Once harvested, roots and tubers are more perishable than grains. This is related to their higher moisture content, greater susceptibility to physical damage and higher metabolic activity. While losses of grains are due primarily to external factors such as insects, rodents and mould damage, roots and tubers are primarily affected by two types of postharvest deterioration: primary physiological deterioration that is the initial cause of loss of market acceptability and secondary deterioration due to microbial spoilage (Booth and Coursey, 1974). Even among roots and tubers there is a wide range in perishability: while some varieties of yam and sweetpotato can be stored for several months, cassava has a particularly short shelf-life (1-3 days). Where cassava is harvested and processed or consumed locally this is not a great problem, but it is a serious constraint for the development of marketing, where the distance between production and consumption/process increases (e.g. Westby et al., 2004). As well as direct physical loss of the crop, postharvest deterioration causes a reduction in quality that results in price discounts and so contributes to economic losses (Naziri et al., 2014; Wenham, 1995; Westby et al., 2002). Furthermore, there can be additional losses due to change in use. For example, if harvested cassava roots cannot be marketed within two or three days of harvest then they may be processed into dried products of low  quality, which have lower value (Westby et al., 2002).

Loss estimates

There are few reliable estimates of the extent of losses. A systematic assessment of physical losses worldwide by FAO suggests that losses of root and tuber crops are in the range of 30% to 60%. In the case  of cassava in Africa losses in 2002 were estimated as 19 million tonnes from a total continent wide production of 101 million tonnes (FAOSTAT, 2004). Yet, the magnitude of losses significantly differs across countries and different value chains within a single country as they depend largely on how cassava is produced, processed and consumed and on the level of coordination among value chain actors (Naziri et al., 2014). It has been argued that in the case of subsistence farmers, PHLs are negligible since, when cassava is for household consumption, the farmers harvest just the quantity necessary for the preparation of individual dishes or immediate processing. Moreover, as the product deteriorates it is used for other purposes such as animal feed (Hall et al., 1998). Nevertheless, this still represents an economic loss.

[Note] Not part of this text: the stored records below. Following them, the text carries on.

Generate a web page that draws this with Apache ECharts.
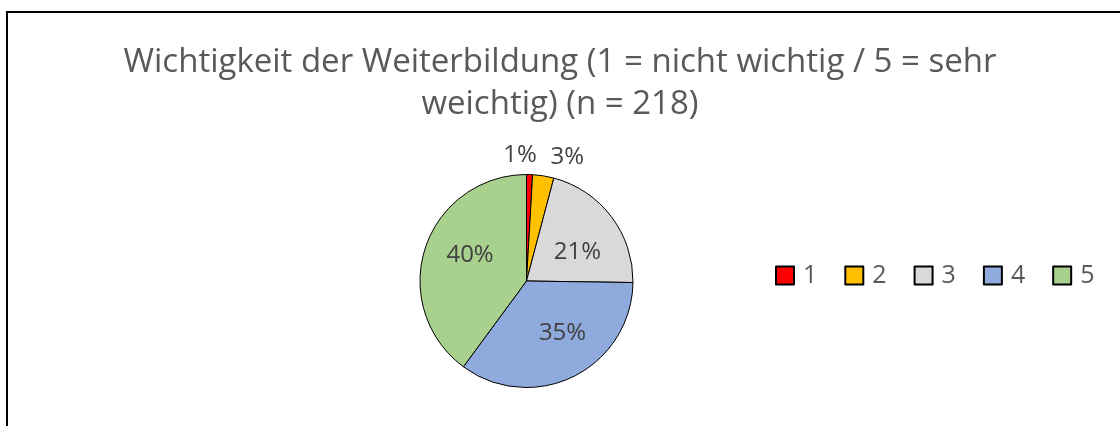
<!DOCTYPE html>
<html lang="de">
<head>
    <meta charset="UTF-8">
    <title>Wichtigkeit der Weiterbildung</title>
    <style>
        html, body { margin: 0; padding: 0; background: #fff; }
        #chart { width: 1120px; height: 426px; }
    </style>
</head>
<body>
    <div id="chart"></div>
    <script type="text/javascript" src="https://cdn.jsdelivr.net/npm/echarts/dist/echarts.min.js"></script>
    <script type="text/javascript">
        // Antworten (n = 218)
        var categories = ['1', '2', '3', '4', '5'];
        var counts = [2, 7, 46, 76, 87];
        var colors = ['#FF0000', '#FFC000', '#D9D9D9', '#8FAADC', '#A9D18E'];
        // Verschiebung der Beschriftungen wie im Excel-Original
        var labelOffsets = [[-8, -70], [32, -68], [6, 5], [11, 2], [-3, -8]];

        var pieData = categories.map(function (c, i) {
            return {
                name: c,
                value: counts[i],
                itemStyle: { color: colors[i] },
                label: { offset: labelOffsets[i] }
            };
        });

        var myChart = echarts.init(document.getElementById('chart'));
        var option = {
            animation: false,
            title: {
                text: 'Wichtigkeit der Weiterbildung (1 = nicht wichtig / 5 = sehr\nweichtig) (n = 218)',
                left: 'center',
                top: 37,
                textStyle: {
                    fontFamily: 'Open Sans',
                    fontSize: 33,
                    fontWeight: 'normal',
                    color: '#595959',
                    lineHeight: 42
                }
            },
            legend: {
                left: 775,
                top: 263,
                padding: 0,
                itemWidth: 18,
                itemHeight: 18,
                itemGap: 27,
                icon: 'rect',
                textStyle: {
                    fontFamily: 'Open Sans',
                    fontSize: 25,
                    color: '#595959',
                    padding: [0, 0, 0, 4]
                }
            },
            graphic: [{
                type: 'rect',
                shape: { x: 7, y: 12, width: 1200, height: 500 },
                style: { fill: 'none', stroke: '#000', lineWidth: 2 },
                silent: true
            }],
            series: [{
                type: 'pie',
                center: [526.5, 281],
                radius: 106.5,
                startAngle: 90,
                clockwise: true,
                percentPrecision: 0,
                data: pieData,
                itemStyle: { borderColor: '#000', borderWidth: 1 },
                label: {
                    show: true,
                    position: 'inside',
                    formatter: '{d}%',
                    fontFamily: 'Open Sans',
                    fontSize: 24,
                    color: '#404040'
                },
                labelLine: { show: false }
            }]
        };
        myChart.setOption(option);
    </script>
</body>
</html>
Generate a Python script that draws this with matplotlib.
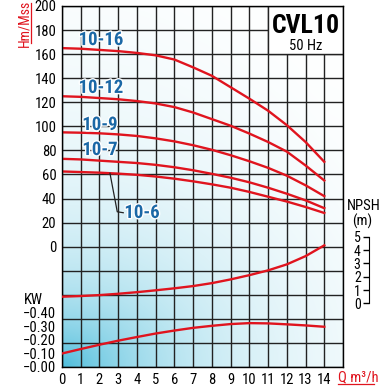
import numpy as np
import matplotlib.pyplot as plt
from matplotlib.patches import Rectangle
from matplotlib.lines import Line2D
import matplotlib.patheffects as pe

plt.rcParams['font.family'] = ['Roboto Condensed', 'Archivo Narrow', 'PT Sans Narrow', 'Liberation Sans', 'DejaVu Sans']

# datos
q = list(range(15))
h_10_16 = [165, 164.5, 163.5, 162.5, 161, 159, 155.5, 149, 142, 132.5, 123, 113, 101, 87, 70.5]
h_10_12 = [125, 124.5, 123.5, 122.5, 121, 119, 116, 111.5, 106, 100.5, 94, 87, 79, 67.5, 55]
h_10_9 = [95, 94.7, 94.2, 93.3, 92, 90, 87.5, 84.3, 80.5, 76, 71, 65.5, 59, 51, 42]
h_10_7 = [73, 72.5, 71.5, 70.5, 69.5, 68, 66, 63.5, 60.5, 57.3, 53.5, 49, 44, 38.5, 32]
h_10_6 = [62.5, 62, 61.5, 60.7, 59.7, 58.3, 56.5, 54.3, 51.8, 49, 45.5, 41.5, 37.5, 33, 28]
kw = [0.10, 0.133, 0.165, 0.195, 0.222, 0.248, 0.27, 0.29, 0.305, 0.318, 0.325, 0.323, 0.316, 0.308, 0.298]
npsh = [0.5, 0.55, 0.62, 0.72, 0.84, 0.98, 1.13, 1.3, 1.52, 1.8, 2.12, 2.48, 2.93, 3.55, 4.36]

curvas = [('10-16', h_10_16), ('10-12', h_10_12), ('10-9', h_10_9), ('10-7', h_10_7), ('10-6', h_10_6)]
etiquetas = {'10-16': (2.08, 171.7), '10-12': (2.08, 131.9), '10-9': (2.03, 101.1), '10-7': (2.03, 80.3)}
kw_ticks = [0.0, 0.1, 0.2, 0.3, 0.4]
kw_labels = ['\u22120.00', '\u22120.10', '\u22120.20', '\u22120.30', '\u22120.40']
npsh_ticks = [0, 1, 2, 3, 4, 5]

rojo = '#e0141e'
azul = '#1b68a6'

fig = plt.figure(figsize=(3.85, 3.92), dpi=100)
ax = fig.add_axes([62/385, 1-367/392, 281/385, 361/392])
ax.set_xlim(0, 15)
ax.set_ylim(-100, 200)

## fondo degradado
ny, nx = 361, 281
yy, xx = np.mgrid[0:ny, 0:nx]
dy = ny - 1 - yy
d = np.sqrt(xx**2 + (1.4*dy)**2)
r = np.sqrt((xx/330.0)**2 + (dy/430.0)**2)
w = 0.85*np.exp(-d/110.0) + 0.14*np.clip(1 - r, 0, 1)
w = np.clip(w, 0, 1)[..., None]
c0 = np.array([0.30, 0.74, 0.86])
img = (1 - w)*np.ones(3) + w*c0
ax.imshow(img, extent=[0, 1, 0, 1], transform=ax.transAxes, aspect='auto', zorder=0)

## rejilla
ax.set_xticks(range(16))
ax.set_xticklabels([str(i) for i in range(15)] + [''])
ax.set_yticks(range(-100, 201, 20))
ax.set_yticklabels(['' if v < 0 else str(v) for v in range(-100, 201, 20)])
ax.grid(True, color='#222222', linewidth=1.0, zorder=1)
ax.set_axisbelow(False)
ax.tick_params(length=0, labelsize=10.5, pad=4)
for s in ax.spines.values():
    s.set_linewidth(1.0)
    s.set_zorder(5)

## curvas de altura
for nombre, h in curvas:
    ax.plot(q, h, color=rojo, linewidth=1.7, zorder=3)
for nombre, (x, y) in etiquetas.items():
    ax.text(x, y, nombre, color=azul, fontsize=13.5, fontweight='bold', ha='center', va='center', zorder=4,
            path_effects=[pe.withStroke(linewidth=2, foreground='white')])
ax.plot([2.56, 2.95, 3.27], [61.0, 29.0, 28.2], color='#222222', linewidth=0.9, zorder=4)
ax.text(3.33, 28.0, '10-6', color=azul, fontsize=13.5, fontweight='bold', ha='left', va='center', zorder=4,
        path_effects=[pe.withStroke(linewidth=2, foreground='white')])

## recuadro titulo
ax.add_patch(Rectangle((11, 160), 4, 40, facecolor='white', edgecolor='#222222', linewidth=1.0, zorder=4))
ax.text(13.0, 183, 'CVL10', fontsize=18.5, fontweight='bold', ha='center', va='center', zorder=5)
ax.text(13.0, 167, '50 Hz', fontsize=10.5, ha='center', va='center', zorder=5)

## potencia
axp = ax.twinx()
axp.set_ylim(0, 300/112.2)
axp.plot(q, kw, color=rojo, linewidth=1.7)
axp.yaxis.set_ticks_position('left')
axp.yaxis.set_label_position('left')
axp.set_yticks(kw_ticks)
axp.set_yticklabels(kw_labels)
axp.tick_params(length=0, labelsize=10.5, pad=4)
for s in axp.spines.values():
    s.set_visible(False)

## NPSH
axn = ax.twinx()
axn.set_ylim((-100 + 47.1)/11.05, (200 + 47.1)/11.05)
axn.plot(q, npsh, color=rojo, linewidth=1.7)
for k in ['top', 'bottom', 'right']:
    axn.spines[k].set_visible(False)
axn.spines['left'].set_position(('axes', 1.0925))
axn.spines['left'].set_bounds(0, 5)
axn.yaxis.set_ticks_position('left')
axn.set_yticks(npsh_ticks)
axn.tick_params(length=4, width=1, labelsize=10, pad=2)

## textos de ejes
fig.text(24/385, 1-23/392, 'Hm/Mss', color=rojo, fontsize=10, rotation=90, ha='center', va='center')
fig.add_artist(Line2D([31/385, 31/385], [1-3/392, 1-43/392], color=rojo, linewidth=0.9))
fig.text(338/385, 1-377/392, 'Q m\u00b3/h', color=rojo, fontsize=10.5, ha='left', va='center')
fig.add_artist(Line2D([338/385, 374/385], [1-384/392, 1-384/392], color=rojo, linewidth=0.9))
fig.text(33/385, 1-300/392, 'KW', fontsize=10.5, ha='center', va='center')
fig.text(364/385, 1-206/392, 'NPSH', fontsize=10.5, ha='center', va='center')
fig.text(362/385, 1-221/392, '(m)', fontsize=10.5, ha='center', va='center')

fig.savefig('out.png', dpi=100)
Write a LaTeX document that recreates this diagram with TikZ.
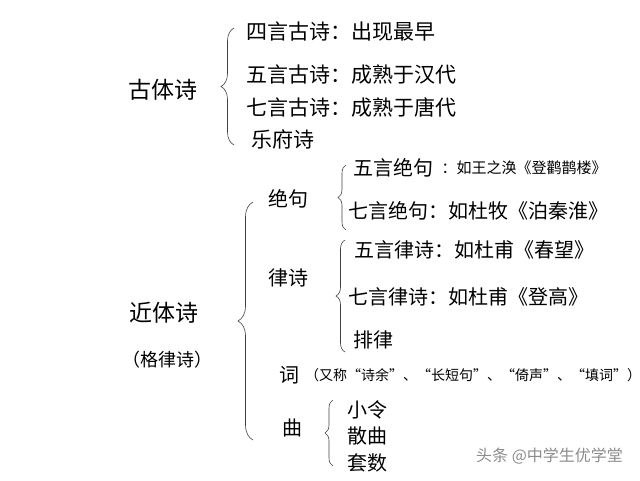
\documentclass[tikz,border=0pt]{standalone}
\usepackage{fontspec}
\setmainfont{Noto Sans CJK SC}
\usepackage{xcolor}
\usepackage{tikz}
\usetikzlibrary{positioning,decorations.pathreplacing}

\begin{document}
\begin{tikzpicture}[x=1pt,y=-1pt,
  big/.style={font=\fontsize{23}{23}\selectfont},
  item/.style={anchor=west,inner sep=0pt,font=\fontsize{20}{20}\selectfont},
  note/.style={anchor=west,inner sep=0pt,font=\fontsize{14}{14}\selectfont},
  brace/.style={decorate,decoration={brace,amplitude=#1},draw=black!75,line width=0.6pt}]
\useasboundingbox (0,0) rectangle (640,480);
% ancient-style poetry
\node[big] (gt) at (163,90) {古体诗};
\coordinate (gtS) at (234,145); \coordinate (gtN) at (234,28);
\draw[brace=13pt] (gtS) -- (gtN);
\node[item,font=\fontsize{21}{21}\selectfont] (g1) at (246,32) {四言古诗：出现最早};
\node[item,font=\fontsize{21}{21}\selectfont] (g2) at (246,75) {五言古诗：成熟于汉代};
\node[item,font=\fontsize{21}{21}\selectfont] (g3) at (246,107) {七言古诗：成熟于唐代};
\node[item,font=\fontsize{21}{21}\selectfont] (g4) at (251,139) {乐府诗};
% modern-style poetry
\node[big] (jt) at (164,313) {近体诗};
\node[font=\fontsize{18}{18}\selectfont] (gl) at (167,360) {（格律诗）};
\coordinate (jtS) at (253,440); \coordinate (jtN) at (253,202);
\draw[brace=15pt] (jtS) -- (jtN);
\node[item,anchor=center] (jj) at (288,199) {绝句};
\node[item,anchor=center] (ls) at (288,278) {律诗};
\node[item,anchor=center] (ci) at (289,375) {词};
\node[item,anchor=center] (qu) at (292,428) {曲};
% jueju
\coordinate (jjS) at (346,230); \coordinate (jjN) at (346,165);
\draw[brace=8pt] (jjS) -- (jjN);
\node[item] (jj5) at (353,168) {五言绝句};
\node[note,font=\fontsize{15}{15}\selectfont,right=8pt of jj5] (jj5n) {：如王之涣《登鹳鹊楼》};
\node[item] (jj7) at (348,211) {七言绝句：如杜牧《泊秦淮》};
% lüshi
\coordinate (lsS) at (345,352); \coordinate (lsN) at (345,240);
\draw[brace=9pt] (lsS) -- (lsN);
\node[item] (ls5) at (354,250) {五言律诗：如杜甫《春望》};
\node[item] (ls7) at (348,297) {七言律诗：如杜甫《登高》};
\node[item] (pl) at (353,340) {排律};
% ci
\node[note] (cin) at (305,375) {（又称“诗余”、“长短句”、“倚声”、“填词”）};
% qu
\coordinate (quS) at (333,466); \coordinate (quN) at (333,400);
\draw[brace=8pt] (quS) -- (quN);
\node[item] (q1) at (347,410) {小令};
\node[item] (q2) at (347,436) {散曲};
\node[item] (q3) at (347,463) {套数};
\node[note,text=black!45,font=\fontsize{16}{16}\selectfont] (wm) at (476,456) {头条 @中学生优学堂};
\end{tikzpicture}
\end{document}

Using cassava in Sub-Saharan Africa as an example, Westby et al. (2005) listed the following types of loss:

  • Physical losses of the dried commodity (cassava chips) range from 3 to 15%.
  • There are financial losses when handling older fresh roots, as there is price discounting in anticipation of physical losses. Discounts can be as high as 90% for cassava that is more than 3 days old on wholesale markets.
  • Losses due to change in use. For example if harvest fresh roots cannot be marketed within 2 days of harvest they may be processed into dried products of lower value.
  • Lost potential because of failure to harvest at the optimum time. Cassava harvest time is flexible but there is a loss in potential earnings if the timing is not optimal.
  • The value of dried cassava is related to its quality, so poor qualities represent a loss of income. For example, cassava chips of different qualities sell for different prices in Northern Tanzania, and in Ghana there is a 25% price premium for dried cassava chips that are free of mould.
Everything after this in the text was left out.